Das ist unterschiedlich. Ich würde sagen zwischen vier Wochen und drei Monaten. Zuerst erhalte ich den Text vom Verlag und wenn er mir zusagt, entwickle ich erste Figuren. In Teamwork mit der Lektorin und Gestalterin des Buches erarbeite ich die Seitenaufteilung und mache mich dann an die einzelnen Bilder und Vignetten.
Und wie man hier in der Ausstellung sehen kann, zeichnen Sie auch privat?
Ja, ich habe in meiner Anfangszeit in England angefangen Briefe zu schreiben, um mit meiner Familie Kontakt zu halten und Freundschaften zu pflegen. Damals gab es ja noch keine digitale Kommunikation, nur Briefe und Faxe. Und da habe ich eben immer etwas dazu gezeichnet, vor allem die Briefumschläge habe ich illustriert. Und das habe ich bis heute beibehalten. Meine Kommunikation läuft weitestgehend darüber. Ein Smartphone habe ich noch immer nicht, will ich auch gar nicht.
Es werden aber nur die Briefumschläge ausgestellt, oder? Nicht die Inhalte?

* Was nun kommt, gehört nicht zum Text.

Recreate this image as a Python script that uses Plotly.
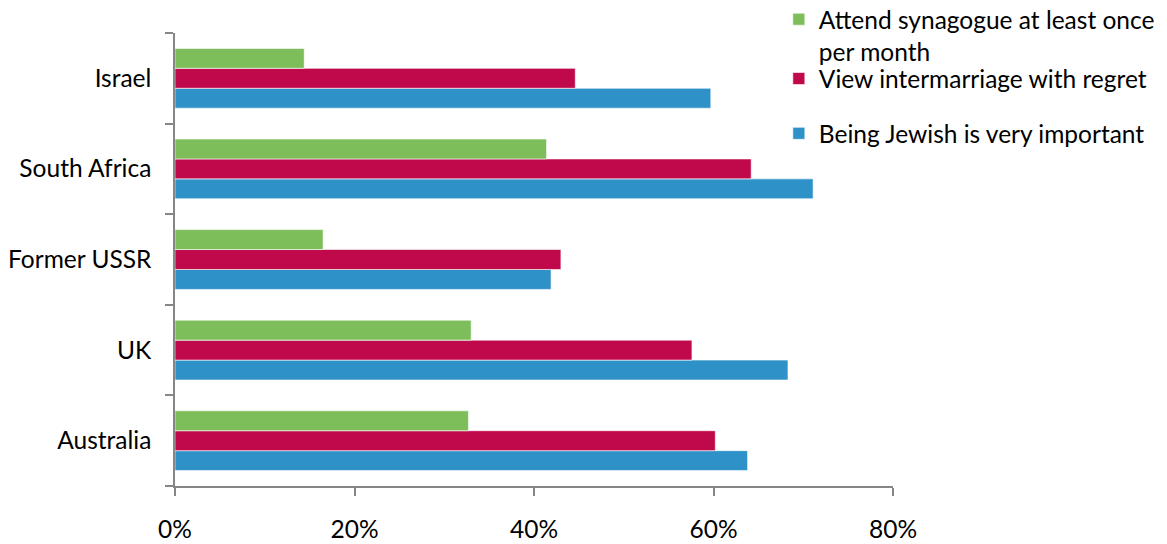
import plotly.graph_objects as go

countries = ["Australia", "UK", "Former USSR", "South Africa", "Israel"]
jewish_important = [63.8, 68.3, 41.9, 71.1, 59.7]
intermarriage_regret = [60.2, 57.6, 43.0, 64.2, 44.6]
synagogue_monthly = [32.7, 33.0, 16.5, 41.4, 14.4]

x_ticks = [0, 20, 40, 60, 80]
x_tick_labels = ["0%", "20%", "40%", "60%", "80%"]

# (name, values, colour, legend id)
series = [
    ("Being Jewish is very important", jewish_important, "#2E91C8", "legend3"),
    ("View intermarriage with regret", intermarriage_regret, "#C0094A", "legend2"),
    ("Attend synagogue at least once<br>per month", synagogue_monthly, "#7DBE5B", "legend"),
]

FONT = "Lato"
FS = 24.5

fig = go.Figure()
for name, vals, col, leg in series:
    fig.add_trace(go.Bar(
        y=countries, x=vals, name=name, orientation="h",
        marker=dict(color=col, line=dict(color="rgba(255,255,255,0.6)", width=1)),
        legend=leg, showlegend=True,
    ))


def legend_style(ypos):
    return dict(
        x=0.841, y=ypos, xanchor="left", yanchor="top", valign="top",
        font=dict(family=FONT, size=FS, color="#000000"),
        bgcolor="rgba(0,0,0,0)",
    )


# the page body adds an 8px margin, so the figure is 8px smaller each way
fig.update_layout(
    showlegend=True,
    barmode="group",
    bargap=0.34,
    bargroupgap=0,
    width=1159, height=536,
    margin=dict(l=167, r=274, t=25, b=58, autoexpand=False),
    plot_bgcolor="white", paper_bgcolor="white",
    font=dict(family=FONT, size=FS, color="#000000"),
    legend=legend_style(1.08),
    legend2=legend_style(0.949),
    legend3=legend_style(0.828),
    xaxis=dict(
        range=[0, 80], tickvals=x_ticks, ticktext=x_tick_labels,
        showgrid=False, zeroline=False, showline=True, linecolor="#868686", linewidth=1.5,
        ticks="outside", ticklen=8, tickcolor="#868686", tickwidth=1.5,
        ticklabelstandoff=13, automargin=False,
        tickfont=dict(family=FONT, size=FS),
    ),
    yaxis=dict(
        showgrid=False, showline=True, linecolor="#868686", linewidth=1.5,
        ticks="outside", ticklen=8, tickcolor="#868686", tickwidth=1.5,
        tickson="boundaries", ticklabelstandoff=17, automargin=False,
        tickfont=dict(family=FONT, size=FS),
    ),
)

fig.write_html("out.html")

Ja, nur die Umschläge! Zum Glück! Auf den Briefumschlägen arbeite ich sehr frei. Da gibt es keine Vorgaben oder Regeln, an die ich mich halten muss. Keiner sagt mir, was zu tun ist. Deshalb mag ich dieses Format sehr. Es entsteht ein eigener Dialog und mit meinen Kolleginnen und Kollegen ein künstlerischer Austausch.

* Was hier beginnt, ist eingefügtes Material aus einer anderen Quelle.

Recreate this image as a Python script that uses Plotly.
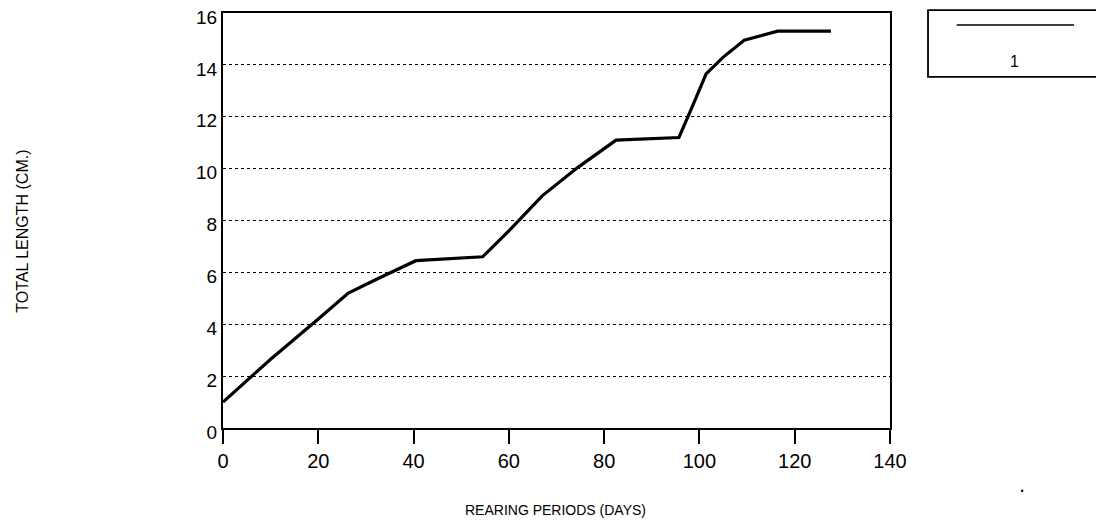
import plotly.graph_objects as go

# Data
days = [0, 10, 20, 26.3, 33, 40.5, 54.5, 60, 67, 74.5, 82.5, 95.7, 98.3, 101.4, 105, 109.4, 116.4, 127.6]
length_cm = [1.0, 2.65, 4.2, 5.2, 5.8, 6.45, 6.6, 7.6, 8.95, 10.05, 11.1, 11.2, 12.3, 13.65, 14.3, 14.95, 15.3, 15.3]
x_ticks = [0, 20, 40, 60, 80, 100, 120, 140]
y_ticks = [0, 2, 4, 6, 8, 10, 12, 14, 16]
series_name = "1"

FONT = "Liberation Sans"

fig = go.Figure()
fig.add_trace(go.Scatter(x=days, y=length_cm, mode="lines", name=series_name,
                         line=dict(color="black", width=3.2), showlegend=False))

fig.update_layout(
    width=1104, height=527,
    margin=dict(l=215, r=222, t=5, b=107, autoexpand=False),
    paper_bgcolor="white", plot_bgcolor="white",
    font=dict(family=FONT, size=17, color="black"),
    xaxis=dict(range=[0, 140], tickvals=x_ticks, ticks="outside", ticklen=14, tickwidth=1.5,
               tickcolor="black", showline=True, linecolor="black", linewidth=2, mirror=True,
               showgrid=False, zeroline=False, automargin=False, ticklabeloverflow="allow",
               tickfont=dict(size=20, family=FONT)),
    yaxis=dict(range=[0, 16], tickvals=y_ticks, ticks="", showline=True, linecolor="black",
               linewidth=2, mirror=True, showgrid=True, gridcolor="black", gridwidth=1.2,
               griddash="dot", zeroline=False, automargin=False, ticklabeloverflow="allow",
               ticklabelshift=4, tickfont=dict(size=19, family=FONT)),
    annotations=[
        dict(text="REARING PERIODS (DAYS)", x=0.498, y=-0.198, xref="paper", yref="paper",
             xanchor="center", yanchor="middle",
             showarrow=False, font=dict(size=14, family=FONT)),
        dict(text="TOTAL LENGTH (CM.)", x=-0.30, y=0.475, xref="paper", yref="paper",
             xanchor="center", yanchor="middle",
             showarrow=False, textangle=-90, font=dict(size=16, family=FONT)),
        dict(text=series_name, x=1.187, y=0.882, xref="paper", yref="paper",
             xanchor="center", yanchor="middle",
             showarrow=False, font=dict(size=16, family=FONT)),
        dict(text=".", x=1.198, y=-0.137, xref="paper", yref="paper",
             xanchor="center", yanchor="middle",
             showarrow=False, font=dict(size=22, family=FONT)),
    ],
    shapes=[
        dict(type="rect", xref="paper", yref="paper", x0=1.057, x1=1.316, y0=0.846, y1=1.007,
             line=dict(color="black", width=1.8)),
        dict(type="line", xref="paper", yref="paper", x0=1.100, x1=1.276, y0=0.971, y1=0.971,
             line=dict(color="black", width=1.5)),
    ],
)

fig.write_html("out.html")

Haben Sie die Briefe alle aufbewahrt? Und wie lange sitzen Sie an einem solchen Werk?
Für so einen Briefumschlag brauche ich in Etwa 15 Minuten. Und ja, ich bewahre alle auf, die ich bekomme, aber fragen Sie mich nicht wo. Andersherum wäre eine solche Ausstellung gar nicht möglich, ich bin nämlich schrecklich unordentlich. Meine Umschläge wurden zum Glück von den Adressatinnen und Adressaten gesammelt und für die Ausstellung, die in ähnlicher Form auch schon in Berlin, Leipzig und Frankfurt zu sehen war, zur Verfügung gestellt. Zum Teil haben die Empfängerinnen und Empfänger auf meine Bilder reagiert. Rotraut Susanne Berner, mit der ich seit den 1990er Jahre in engem Kontakt stehe, hat beispielsweise meine Postkarten an sie nochmals zeichnerisch neuinterpretiert. Und alle Beteiligten haben ein Katzenbild gemalt: so ist der Konstanzer Katzentanz entstanden – extra für den Turm zur Katz!
Im Turm zur Katz findet sich bis zum 7. April 2024 neben Axel Schefflers Arbeit auch die weiterer Größen der zeitgenössischen Kinderbuchillustration wie Rotraut Susanne Berner, Philip Waechter, Gerda Dendooven, Thomas Müller, Moni Port, Ole Könnecke, Barbara Nascimbeni, Dorothée de Monfreid, Tor Freeman und Anke Kuhl.